--- start of Data provided ---

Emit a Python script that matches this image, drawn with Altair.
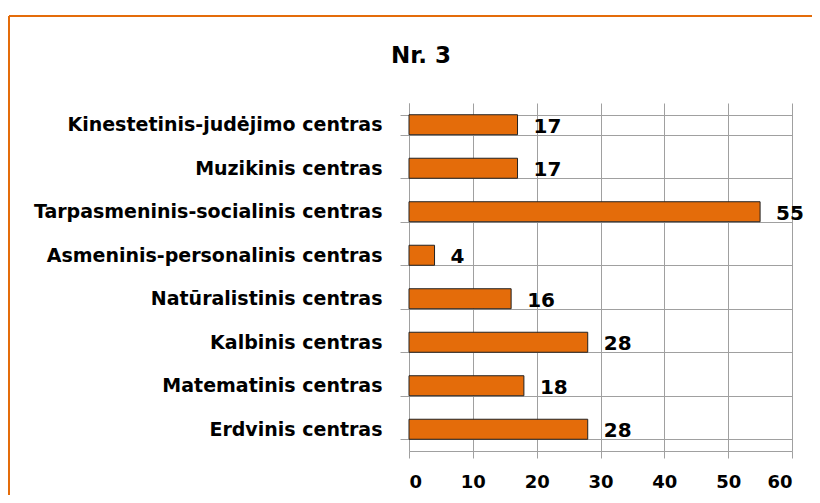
import altair as alt
import pandas as pd

categories = [
    "Kinestetinis-judėjimo centras",
    "Muzikinis centras",
    "Tarpasmeninis-socialinis  centras",
    "Asmeninis-personalinis centras",
    "Natūralistinis centras",
    "Kalbinis centras",
    "Matematinis centras",
    "Erdvinis centras",
]
values = [17, 17, 55, 4, 16, 28, 18, 28]
x_ticks = [0, 10, 20, 30, 40, 50, 60]
title_text = "Nr. 3"

df = pd.DataFrame({"cat": categories, "val": values})

FONT = "DejaVu Sans"
ORANGE = "#E46C0A"
GRID = "#a0a0a0"
W, H = 383, 348

base = alt.Chart(df)

y_enc = alt.Y(
    "cat:N",
    sort=categories,
    title=None,
    scale=alt.Scale(paddingInner=0.54, paddingOuter=0.27),
    axis=alt.Axis(
        tickBand="extent",
        grid=True,
        gridColor=GRID,
        tickColor=GRID,
        tickSize=9,
        domainColor=GRID,
        labelFont=FONT,
        labelFontSize=19,
        labelFontWeight="bold",
        labelColor="black",
        labelPadding=18,
        labelLimit=400,
    ),
)
x_enc = alt.X(
    "val:Q",
    title=None,
    scale=alt.Scale(domain=[0, 60], nice=False),
    axis=alt.Axis(
        values=x_ticks,
        grid=True,
        gridColor=GRID,
        tickColor=GRID,
        tickSize=7,
        domainColor=GRID,
        labelFont=FONT,
        labelFontSize=18,
        labelFontWeight="bold",
        labelColor="black",
        labelPadding=15,
    ),
)

bars = base.mark_bar(color=ORANGE, stroke="#222222", strokeWidth=1).encode(
    y=y_enc, x=x_enc
)

labels = base.mark_text(
    align="left", baseline="middle", dx=16, dy=2,
    font=FONT, fontSize=20, fontWeight="bold", color="black",
).encode(y=alt.Y("cat:N", sort=categories), x="val:Q", text="val:Q")

title_df = pd.DataFrame({"t": [title_text]})
title = alt.Chart(title_df).mark_text(
    align="center", baseline="middle", font=FONT, fontSize=23,
    fontWeight="bold", color="black",
).encode(x=alt.value(12), y=alt.value(-47), text="t:N")

border_top = alt.Chart(title_df).mark_rule(color=ORANGE, strokeWidth=2).encode(
    x=alt.value(-400), x2=alt.value(W + 40), y=alt.value(-87)
)
border_left = alt.Chart(title_df).mark_rule(color=ORANGE, strokeWidth=2).encode(
    x=alt.value(-400), y=alt.value(-87), y2=alt.value(H + 60)
)

chart = alt.layer(bars, labels, title, border_top, border_left).properties(
    width=W,
    height=H,
    autosize=alt.AutoSizeParams(type="none"),
    padding={"left": 401, "top": 95, "right": 20, "bottom": 44},
).configure_view(stroke=None)

chart.save("out.html", embed_options={"renderer": "svg", "actions": False})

--- end of Data provided ---

From the material above, reproduce everything verbatim except the pictures.

*Full output:*
Emit a Python script that matches this image, drawn with Altair.
import altair as alt
import pandas as pd

categories = [
    "Kinestetinis-judėjimo centras",
    "Muzikinis centras",
    "Tarpasmeninis-socialinis  centras",
    "Asmeninis-personalinis centras",
    "Natūralistinis centras",
    "Kalbinis centras",
    "Matematinis centras",
    "Erdvinis centras",
]
values = [17, 17, 55, 4, 16, 28, 18, 28]
x_ticks = [0, 10, 20, 30, 40, 50, 60]
title_text = "Nr. 3"

df = pd.DataFrame({"cat": categories, "val": values})

FONT = "DejaVu Sans"
ORANGE = "#E46C0A"
GRID = "#a0a0a0"
W, H = 383, 348

base = alt.Chart(df)

y_enc = alt.Y(
    "cat:N",
    sort=categories,
    title=None,
    scale=alt.Scale(paddingInner=0.54, paddingOuter=0.27),
    axis=alt.Axis(
        tickBand="extent",
        grid=True,
        gridColor=GRID,
        tickColor=GRID,
        tickSize=9,
        domainColor=GRID,
        labelFont=FONT,
        labelFontSize=19,
        labelFontWeight="bold",
        labelColor="black",
        labelPadding=18,
        labelLimit=400,
    ),
)
x_enc = alt.X(
    "val:Q",
    title=None,
    scale=alt.Scale(domain=[0, 60], nice=False),
    axis=alt.Axis(
        values=x_ticks,
        grid=True,
        gridColor=GRID,
        tickColor=GRID,
        tickSize=7,
        domainColor=GRID,
        labelFont=FONT,
        labelFontSize=18,
        labelFontWeight="bold",
        labelColor="black",
        labelPadding=15,
    ),
)

bars = base.mark_bar(color=ORANGE, stroke="#222222", strokeWidth=1).encode(
    y=y_enc, x=x_enc
)

labels = base.mark_text(
    align="left", baseline="middle", dx=16, dy=2,
    font=FONT, fontSize=20, fontWeight="bold", color="black",
).encode(y=alt.Y("cat:N", sort=categories), x="val:Q", text="val:Q")

title_df = pd.DataFrame({"t": [title_text]})
title = alt.Chart(title_df).mark_text(
    align="center", baseline="middle", font=FONT, fontSize=23,
    fontWeight="bold", color="black",
).encode(x=alt.value(12), y=alt.value(-47), text="t:N")

border_top = alt.Chart(title_df).mark_rule(color=ORANGE, strokeWidth=2).encode(
    x=alt.value(-400), x2=alt.value(W + 40), y=alt.value(-87)
)
border_left = alt.Chart(title_df).mark_rule(color=ORANGE, strokeWidth=2).encode(
    x=alt.value(-400), y=alt.value(-87), y2=alt.value(H + 60)
)

chart = alt.layer(bars, labels, title, border_top, border_left).properties(
    width=W,
    height=H,
    autosize=alt.AutoSizeParams(type="none"),
    padding={"left": 401, "top": 95, "right": 20, "bottom": 44},
).configure_view(stroke=None)

chart.save("out.html", embed_options={"renderer": "svg", "actions": False})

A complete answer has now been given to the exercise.